Beaucoup de témoignages au Québec et en France ont salué l’œuvre immense de cette poétique romancière qu’on imaginait éternelle, habitués que nous étions à la savoir dans un lieu d’idéale solitude, écrivant, rêvant. Pour elle, pour nous. Dans cette étrange attitude faite de détachement et de simplicité, nous avions peu à peu conçu l’auteure comme un pôle lumineux de notre présence au monde. De livre en livre, elle semblait rajeunir même. Jusqu’à donner dans Est-ce que je te dérange ?, l’idée qu’elle plongeait dans une problématique de notre époque, cette jeune Delphine, sans abri, trouvée sur le seuil de son âge. Québécoise en exil, qui a lu les poètes maudits, la jeune fille se souvient de son passé et cherche à faire naître une nouvelle liberté que l’Europe ne lui révélera finalement pas. C’était sur le balcon de son enfance, se balançant envers et contre tous, dans le vent d’un paysage originel et par là symbolique, que résidaient tous les possibles. Delphine comme un oracle, jeune femme d’aujourd’hui, est une représentation de cette force de recommencement du même que nous trouvons à travers les thématiques et l’écriture d’Anne Hébert.

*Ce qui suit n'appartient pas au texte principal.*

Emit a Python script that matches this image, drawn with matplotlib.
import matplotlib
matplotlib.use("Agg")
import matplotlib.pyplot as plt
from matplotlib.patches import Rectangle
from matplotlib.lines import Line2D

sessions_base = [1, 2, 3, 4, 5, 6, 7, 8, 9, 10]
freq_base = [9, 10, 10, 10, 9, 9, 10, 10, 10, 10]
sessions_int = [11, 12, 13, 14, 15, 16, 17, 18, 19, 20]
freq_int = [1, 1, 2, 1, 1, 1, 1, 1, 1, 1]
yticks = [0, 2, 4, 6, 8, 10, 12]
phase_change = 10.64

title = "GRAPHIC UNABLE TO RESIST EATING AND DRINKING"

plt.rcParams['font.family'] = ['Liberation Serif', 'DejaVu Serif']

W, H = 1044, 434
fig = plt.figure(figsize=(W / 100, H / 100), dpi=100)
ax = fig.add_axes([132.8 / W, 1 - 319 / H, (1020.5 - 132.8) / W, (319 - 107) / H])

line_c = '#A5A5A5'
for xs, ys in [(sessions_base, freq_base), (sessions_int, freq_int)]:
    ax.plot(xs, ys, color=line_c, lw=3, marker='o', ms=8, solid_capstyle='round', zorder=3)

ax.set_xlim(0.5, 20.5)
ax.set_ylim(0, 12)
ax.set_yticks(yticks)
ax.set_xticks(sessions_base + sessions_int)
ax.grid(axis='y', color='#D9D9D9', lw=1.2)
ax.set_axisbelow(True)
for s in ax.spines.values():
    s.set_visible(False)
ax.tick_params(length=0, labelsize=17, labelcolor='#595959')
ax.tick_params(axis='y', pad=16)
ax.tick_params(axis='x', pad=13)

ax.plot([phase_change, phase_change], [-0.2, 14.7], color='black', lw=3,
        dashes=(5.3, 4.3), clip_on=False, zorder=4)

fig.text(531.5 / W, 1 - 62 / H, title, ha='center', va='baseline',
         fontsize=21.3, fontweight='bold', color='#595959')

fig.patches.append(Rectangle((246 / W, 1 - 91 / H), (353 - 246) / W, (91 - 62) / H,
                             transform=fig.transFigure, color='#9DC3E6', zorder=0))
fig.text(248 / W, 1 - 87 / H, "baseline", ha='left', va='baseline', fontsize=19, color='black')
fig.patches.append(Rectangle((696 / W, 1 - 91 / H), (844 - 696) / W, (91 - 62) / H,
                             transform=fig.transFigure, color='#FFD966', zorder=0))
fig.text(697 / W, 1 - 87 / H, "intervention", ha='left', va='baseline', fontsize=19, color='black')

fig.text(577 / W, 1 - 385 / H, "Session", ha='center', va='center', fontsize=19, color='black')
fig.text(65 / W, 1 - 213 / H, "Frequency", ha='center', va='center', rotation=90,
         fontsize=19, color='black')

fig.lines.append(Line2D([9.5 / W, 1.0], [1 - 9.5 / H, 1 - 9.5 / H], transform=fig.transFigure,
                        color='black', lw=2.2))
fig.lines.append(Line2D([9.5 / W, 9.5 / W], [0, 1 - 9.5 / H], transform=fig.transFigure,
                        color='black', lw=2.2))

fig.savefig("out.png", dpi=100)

Ce roman a été lancé à Paris au Centre culturel canadien rue de Constantine et on m’avait demandé de présenter l’œuvre. Inquiet, peut-être inconscient, j’avais dit que oui, que c’était un plaisir, un honneur, quoi ! Mais ce que je n’avais pas prévu, c’est que cette présentation se déroulerait en présence d’Anne Hébert, attentive, silencieuse, un peu distante, doucement présente à ces paroles qui lui étaient adressées. Le silence pesait sur la salle. Je la sentais à côté de moi. Et je ne pouvais que croire ce moment chargé de songes. Mes études, mon désir d’écrire de la poésie, la citation mise en exergue d’un de mes livres que je n’avais pas osé lui envoyer. Les rares rencontres à Paris. Les quelques mots échangés, respectueux, eux aussi prononcés dans l’équilibre de la distance. Et je lisais mon texte. En modulant le plus calmement possible le débit. Moi qui après une lecture fébrile du récit me demandais pourquoi j’avais accepté cette invitation de présenter un roman d’Anne Hébert en sa présence…
Après ma présentation, elle a lu un extrait du livre et répondu par quelques mots aux questions. L’idée du livre, disait-elle, lui était venue un soir qu’en rentrant chez elle rue de Pontoise, une jeune fille était accroupie sur le pas de la porte. Son regard l’avait touchée profondément. Elles n’avaient pas échangé de paroles. Le récit était né. Delphine serait porteuse des malaises de cette époque où volent les valeurs, au seuil de nouveaux silences.
Dans les salons des services culturels, sur une table, les livres d’Anne Hébert. Appliquée, bienveillante, sans cérémonie comme on dit, elle signait des dédicaces. J’entrais dans une perspective temporelle en observant l’auteure que je respectais et connaissais de loin depuis mes premières lectures adolescentes. Entre les Poésies de Nelligan et la parole de Menaud, maître draveur pointaient les rêveries de ces Chambres de bois dont je ne pouvais pénétrer tous les passages.
J’ai revu Anne Hébert à Montréal. Une réception pour ses 80 ans avait été organisée à la Maison des Écrivains rue Laval. J’étais en retard. Arrivé à deux pas de la Maison, par la vitre baissée d’une portière d’une large voiture américaine, Anne Hébert, inattendue dans ce lieu, de cette manière. Un regard, elle tend la main et dit : « Comment allez-vous ? » Et c’est tout. Je ne crois pas avoir répondu, ni rien demandé, ni souhaité, surtout pas, bon anniversaire. Je me rappelle précisément son sourire, au-dessus d’un cou légèrement rejeté vers l’arrière. Puis, lentement, la voiture a démarré. J’ai songé, je me souviens, à une reine. Et ce n’était pas un songe.